65M was the total volume for SPY for the day and, as you can see from the volume bars, almost all of that came early in the morning, followed by a dead afternoon in which we drifted higher on NO volume at all. Nothing has changed, it's the same manipulated BS we had at the beginning of the month – only now at much lower volumes.
How can we change our minds about stocks when the data we're looking at is statistically insignificant? What is statistically significant is the Chicago Fed's National Activity Index – one of the most reliable indicators of GDP – and it's pointing down yet again. The CFNAI is a composite of 85 monthly indicators measuring all sorts of things like Manufacturing, Sales, Inventories, Prices, Shipping, etc. and, this month (March) 34 of them were negative. Sure that means 51 were positive but the net was 0 and AGAIN, I ask you, is that the kind of data that we should be paying all-time high prices for stocks against?
I'm not saying the economy sucks. In fact, it's fantastic for the top 10%. I'm just saying that it's NOT the kind of broad-based recovery that makes me want to place long-term bets at 20+ multiples of earning because, as we discovered in 2008, those earnings projection can quickly turn out to be nothing but BS and the very last people to see it coming are the CEOs and CFOs who make those projections.
As earnings reports are coming in, we're getting mixed signals. 85 of the S&P 500 have reported so far and 67% (57) have beaten on the revenue side, which sounds nice but it's below the 73% average and usually 58% beat on revenues (not that great, actually) but, so far, just 51% are over the line. Half, that's half. That means half the companies reporting are FAILING to make earnings – even with lowered expectations (the weather, late Easter, Bitcoin, Ukraine, Flight 370 – pick an excuse).
Worse than the light amount of beats is the strength of the beats – just 2% on the earnings side, barely 1/3 of the usual 5.8% average! Revenues are in fact 0.3% BELOW average expectations. Overall, if this trend continues, S&P 500 companies could have the first decline since Q3 of 2012, which led to a 10% sell-off in the S&P. As long as earnings keep going, you can fool some of the people all of the time but you can't fool all of the people all of the time if you're not even showing earnings growth – at a certain point, you have to at least pretend to justify your p/e ratios!

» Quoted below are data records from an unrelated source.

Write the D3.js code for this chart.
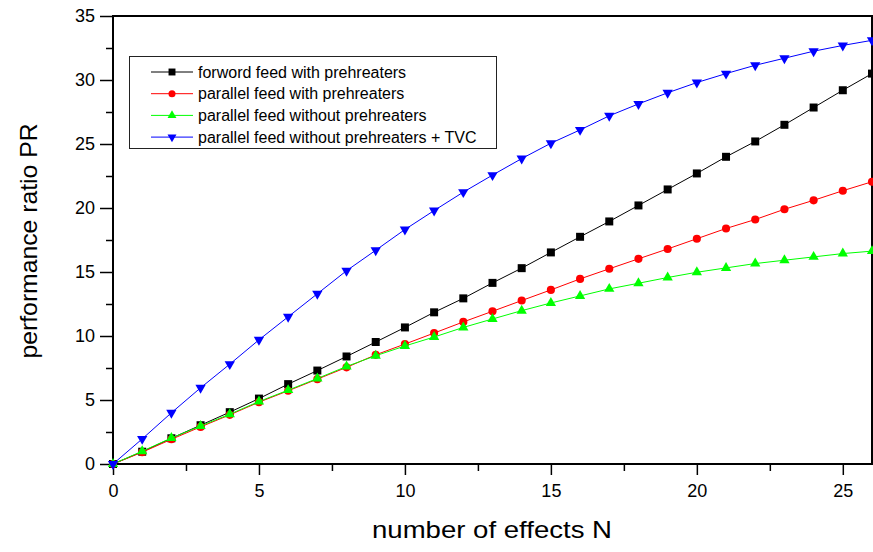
<!DOCTYPE html>
<html>
<head>
<meta charset="utf-8">
<script src="https://cdn.jsdelivr.net/npm/d3@7"></script>
<style>
  body { margin: 0; background: #fff; }
  svg { display: block; font-family: "Liberation Sans", Arial, sans-serif; }
  .tick text { font-size: 18px; fill: #000; }
</style>
</head>
<body>
<div id="main"></div>
<script>

// number of effects N
var effects = d3.range(0, 27);

// performance ratio PR
var forwardWith = [0, 0.96, 2.01, 3.03, 4.05, 5.11, 6.24, 7.3, 8.4, 9.53, 10.67, 11.85, 12.94, 14.15, 15.3, 16.53, 17.75, 18.95, 20.2, 21.45, 22.7, 24.0, 25.2, 26.5, 27.85, 29.2, 30.5];
var parallelWith = [0, 0.92, 1.93, 2.9, 3.84, 4.83, 5.72, 6.63, 7.55, 8.53, 9.37, 10.23, 11.1, 11.93, 12.77, 13.6, 14.46, 15.25, 16.03, 16.8, 17.6, 18.4, 19.1, 19.9, 20.6, 21.35, 22.05];
var parallelWithout = [0, 1.0, 2.03, 2.97, 3.89, 4.88, 5.77, 6.68, 7.62, 8.46, 9.22, 9.92, 10.67, 11.33, 11.98, 12.58, 13.13, 13.68, 14.12, 14.57, 14.98, 15.32, 15.66, 15.92, 16.18, 16.44, 16.63];
var parallelTVC = [0, 1.96, 4.0, 5.95, 7.8, 9.7, 11.5, 13.3, 15.1, 16.7, 18.32, 19.8, 21.24, 22.57, 23.86, 25.06, 26.1, 27.2, 28.13, 29.0, 29.8, 30.5, 31.15, 31.7, 32.25, 32.7, 33.1];

var seriesNames = ["forword feed with prehreaters", "parallel feed with prehreaters", "parallel feed without prehreaters", "parallel feed without prehreaters + TVC"];

var xTicks = [0, 5, 10, 15, 20, 25];
var yTicks = [0, 5, 10, 15, 20, 25, 30, 35];

var series = [
  {name: seriesNames[0], values: forwardWith, color: "#000000", shape: d3.symbolSquare, size: 64, rot: 0},
  {name: seriesNames[1], values: parallelWith, color: "#ff0000", shape: d3.symbolCircle, size: 52, rot: 0},
  {name: seriesNames[2], values: parallelWithout, color: "#00ff00", shape: d3.symbolTriangle, size: 46, rot: 0},
  {name: seriesNames[3], values: parallelTVC, color: "#0000ff", shape: d3.symbolTriangle, size: 46, rot: 180}
];

var W = 873, H = 552;
var mLeft = 113, mRight = 872, mTop = 16, mBottom = 464;

var svg = d3.select('#main')
  .append('svg')
  .attr("width", W)
  .attr("height", H);

var x = d3.scaleLinear().domain([0, 26]).range([mLeft, mRight]);
var y = d3.scaleLinear().domain([0, 35]).range([mBottom, mTop]);

// minor ticks
var xMinor = d3.range(2.5, 26, 5);
var yMinor = d3.range(2.5, 35, 5);

svg.append('g')
  .attr('transform', 'translate(0,' + mBottom + ')')
  .call(d3.axisBottom(x).tickValues(xMinor).tickSize(7).tickFormat(""))
  .call(g => g.select('.domain').remove())
  .selectAll('line').attr('stroke-width', 1.5);

svg.append('g')
  .attr('transform', 'translate(' + mLeft + ',0)')
  .call(d3.axisLeft(y).tickValues(yMinor).tickSize(7).tickFormat(""))
  .call(g => g.select('.domain').remove())
  .selectAll('line').attr('stroke-width', 1.5);

var xAxis = svg.append('g')
  .attr('transform', 'translate(0,' + mBottom + ')')
  .call(d3.axisBottom(x).tickValues(xTicks).tickSize(11).tickPadding(9).tickFormat(d3.format("d")));
xAxis.select('.domain').remove();
xAxis.selectAll('line').attr('stroke-width', 1.5);

var yAxis = svg.append('g')
  .attr('transform', 'translate(' + mLeft + ',0)')
  .call(d3.axisLeft(y).tickValues(yTicks).tickSize(13).tickPadding(5).tickFormat(d3.format("d")));
yAxis.select('.domain').remove();
yAxis.selectAll('line').attr('stroke-width', 1.5);

// frame
svg.append('rect')
  .attr('x', mLeft)
  .attr('y', mTop)
  .attr('width', mRight - mLeft)
  .attr('height', mBottom - mTop)
  .attr('fill', 'none')
  .attr('stroke', '#000')
  .attr('stroke-width', 2);

var line = d3.line()
  .x((d, i) => x(effects[i]))
  .y(d => y(d));

series.forEach(function(s) {
  var g = svg.append('g');
  g.append('path')
    .datum(s.values)
    .attr('d', line)
    .attr('fill', 'none')
    .attr('stroke', s.color)
    .attr('stroke-width', 1);
  g.selectAll('path.mark')
    .data(s.values)
    .enter()
    .append('path')
    .attr('class', 'mark')
    .attr('d', d3.symbol().type(s.shape).size(s.size))
    .attr('transform', (d, i) => 'translate(' + x(effects[i]) + ',' + y(d) + ')rotate(' + s.rot + ')')
    .attr('fill', s.color);
});

// legend
var leg = svg.append('g');
leg.append('rect')
  .attr('x', 129.5)
  .attr('y', 56.5)
  .attr('width', 367)
  .attr('height', 92)
  .attr('fill', '#fff')
  .attr('stroke', '#222')
  .attr('stroke-width', 1);

series.forEach(function(s, i) {
  var ly = 72 + i * 21.7;
  leg.append('line')
    .attr('x1', 151).attr('x2', 193)
    .attr('y1', ly).attr('y2', ly)
    .attr('stroke', s.color)
    .attr('stroke-width', 1);
  leg.append('path')
    .attr('d', d3.symbol().type(s.shape).size(s.size * 0.75))
    .attr('transform', 'translate(172,' + ly + ')rotate(' + s.rot + ')')
    .attr('fill', s.color);
  leg.append('text')
    .text(s.name)
    .attr('x', 198)
    .attr('y', ly)
    .attr('dy', '0.35em')
    .style('font-size', '16px');
});

// axis titles
svg.append('text')
  .text("number of effects N")
  .attr('x', 492)
  .attr('y', 538)
  .attr('text-anchor', 'middle')
  .attr('textLength', 240)
  .attr('lengthAdjust', 'spacingAndGlyphs')
  .style('font-size', '24px');

svg.append('text')
  .text("performance ratio PR")
  .attr('transform', 'translate(37,241)rotate(-90)')
  .attr('text-anchor', 'middle')
  .attr('textLength', 235)
  .attr('lengthAdjust', 'spacingAndGlyphs')
  .style('font-size', '24px');

</script>
</body>
</html>
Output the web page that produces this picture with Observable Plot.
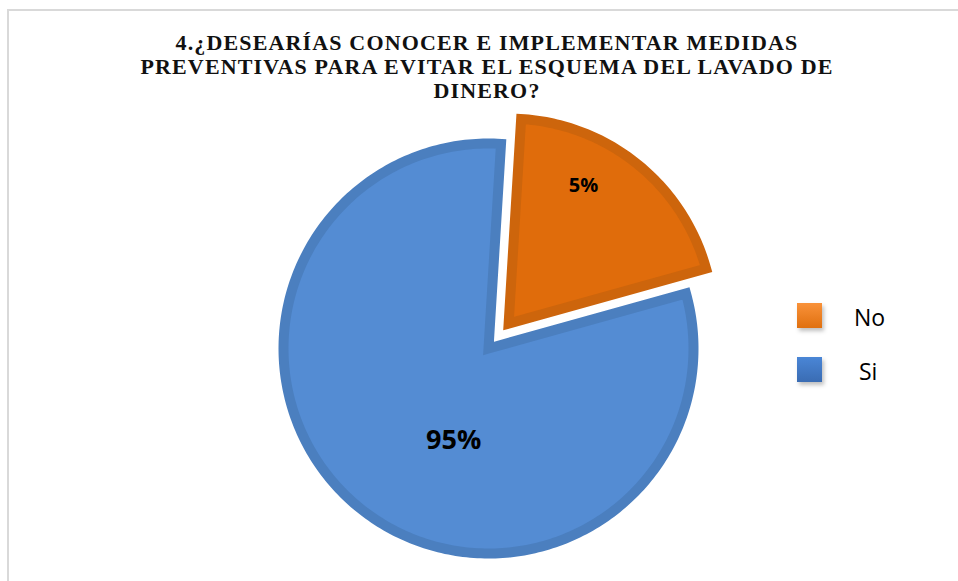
<!DOCTYPE html>
<html><head><meta charset="utf-8">
<script src="https://cdn.jsdelivr.net/npm/d3@7"></script>
<script src="https://cdn.jsdelivr.net/npm/@observablehq/plot@0.6"></script>
<style>
body{margin:0;background:#fff}
#wrap{position:relative;width:958px;height:581px;overflow:hidden;background:#fff}
#frame{position:absolute;left:7px;top:9px;width:1000px;height:700px;border-left:2px solid #d9d9d9;border-top:2px solid #d9d9d9}
#chart{position:absolute;left:0;top:0}
#title{position:absolute;left:87px;width:800px;top:31px;text-align:center;font-family:"Liberation Serif",serif;font-weight:bold;font-size:22px;line-height:24px;letter-spacing:1.15px;color:#111}
.sw{position:absolute;left:797px;width:25px;height:25px;box-shadow:2px 3px 4px rgba(0,0,0,0.25)}
.lt{position:absolute;font-family:"Open Sans",sans-serif;font-size:23px;line-height:23px;color:#000}
</style></head>
<body>
<div id="wrap">
  <div id="frame"></div>
  <div id="chart"></div>
  <div id="title">4.¿DESEARÍAS CONOCER E IMPLEMENTAR MEDIDAS<br>PREVENTIVAS PARA EVITAR EL ESQUEMA DEL LAVADO DE<br>DINERO?</div>
  <div id="legend"></div>
</div>
<script>
// ---- data ----
const categories = ["No", "Si"];
const shares = [0.197, 0.803];      // slice sizes as drawn in the picture
const labels = ["5%", "95%"];       // data labels as printed

// ---- styling / layout ----
const fills = {No: "#E06C0B", Si: "#548CD3"};
const strokes = {No: "#CD650C", Si: "#4B7FBF"};
const explode = {No: 32, Si: 0};
const labelPlace = {No: {f: 0.352, r: 0.766, size: 20}, Si: {f: 0.437, r: 0.48, size: 27}};
const W = 958, H = 581, R = 205, cx = 488, cy = 348;
const startAngle = 3.5 * Math.PI / 180;

const wedgePts = [];
const labelPts = [];
let cum = 0;
categories.forEach((c, i) => {
  const s = startAngle + cum * 2 * Math.PI;
  const e = s + shares[i] * 2 * Math.PI;
  cum += shares[i];
  const mid = (s + e) / 2;
  const off = explode[c] / R;
  const ox = off * Math.sin(mid), oy = off * Math.cos(mid);
  wedgePts.push({cat: c, x: ox, y: oy});
  const n = Math.max(8, Math.ceil((e - s) / (2 * Math.PI) * 360));
  for (let k = 0; k <= n; k++) {
    const a = s + (e - s) * k / n;
    wedgePts.push({cat: c, x: ox + Math.sin(a), y: oy + Math.cos(a)});
  }
  const lp = labelPlace[c];
  const la = s + lp.f * (e - s);
  labelPts.push({cat: c, text: labels[i], size: lp.size, x: ox + lp.r * Math.sin(la), y: oy + lp.r * Math.cos(la)});
});

const marks = [];
categories.forEach(c => {
  marks.push(Plot.line(wedgePts.filter(d => d.cat === c), {
    x: "x", y: "y", curve: "linear-closed",
    fill: fills[c], stroke: strokes[c], strokeWidth: 10,
    strokeLinejoin: "miter", strokeMiterlimit: 10
  }));
});
labelPts.forEach(d => {
  marks.push(Plot.text([d], {x: "x", y: "y", text: "text", fontSize: d.size,
    fontWeight: "bold", fontFamily: "Open Sans", fill: "#000"}));
});

const svg = Plot.plot({
  width: W, height: H, margin: 0,
  x: {domain: [-cx / R, (W - cx) / R], axis: null},
  y: {domain: [-(H - cy) / R, cy / R], axis: null},
  style: {background: "transparent"},
  marks
});
document.getElementById("chart").appendChild(svg);

// legend
const leg = document.getElementById("legend");
const legendGrad = {No: "linear-gradient(#F9923A,#E0700F)", Si: "linear-gradient(#4A86D6,#3A6CB3)"};
const legendTop = {No: 303, Si: 357};
categories.forEach(c => {
  const sw = document.createElement("div");
  sw.className = "sw"; sw.style.top = legendTop[c] + "px"; sw.style.background = legendGrad[c];
  leg.appendChild(sw);
  const t = document.createElement("div");
  t.className = "lt"; t.textContent = c;
  t.style.left = (c === "No" ? 854 : 859) + "px";
  t.style.top = (legendTop[c] + 3) + "px";
  leg.appendChild(t);
});
</script>
</body></html>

The above chart is from an excellent research paper from 2012, which correctly extrapolated the trend to our current p/e levels (Shiller measure is a bit higher than basic) and we're now 20% higher than when this chart was published. Taking emotions and opinions out of the equation, the bottom line is – we're really pushing our luck here and we all know what the outlying variable is here – THE FED! They are meddling in the economy and causing these discrepencies that make traditional economic models fall apart. Is that a good thing or will it doom us all? Who knows?
This is the kind of thing that will seem very obvious after the fact. I have been saying, since they bought Paulson in 2006, that the inevitable end-game to all this monetary tinkering would be hyperinflation. Not that that's a bad thing – it's the only way we'll ever pay off our debts without a default – we'll just inflate our problems away (like we did in the 70s, so don't act all shocked if we do it again).
As you can see from Doug Short's chart on the left, we already have some pretty stunning inflation – only we don't calculate inflation that way anymore. The gray area on the chart shows the way the Government calculated inflation before 1982 to keep it consistent and, if you are in the bottom 99%, I'll bet you KNOW which picture is more accurate in real life as well!
So all the BULLSHIT you hear from the Fed about having to keep money flowing to prevent DEflation is complete and utter crap. The Fed is trying to maintain 8-10% INFLATION in order to grow our GDP large enough to have even a remote chance of paying back our MASSIVE $17Tn debt. The debt is fixed for 10 and 30 years at about 3%, so if we grow our $16Tn GDP by 5% per year for 10 years, we get to $26Tn and suddenly we have dropped our debt to GDP ratio from 106% to a more manageable 65%.
That's the plan. Of course the plan falls apart if we borrow even more money during those 10 years. In fact, that's what went wrong pretty much every time we tried to grow our way out of trouble, wasn't it?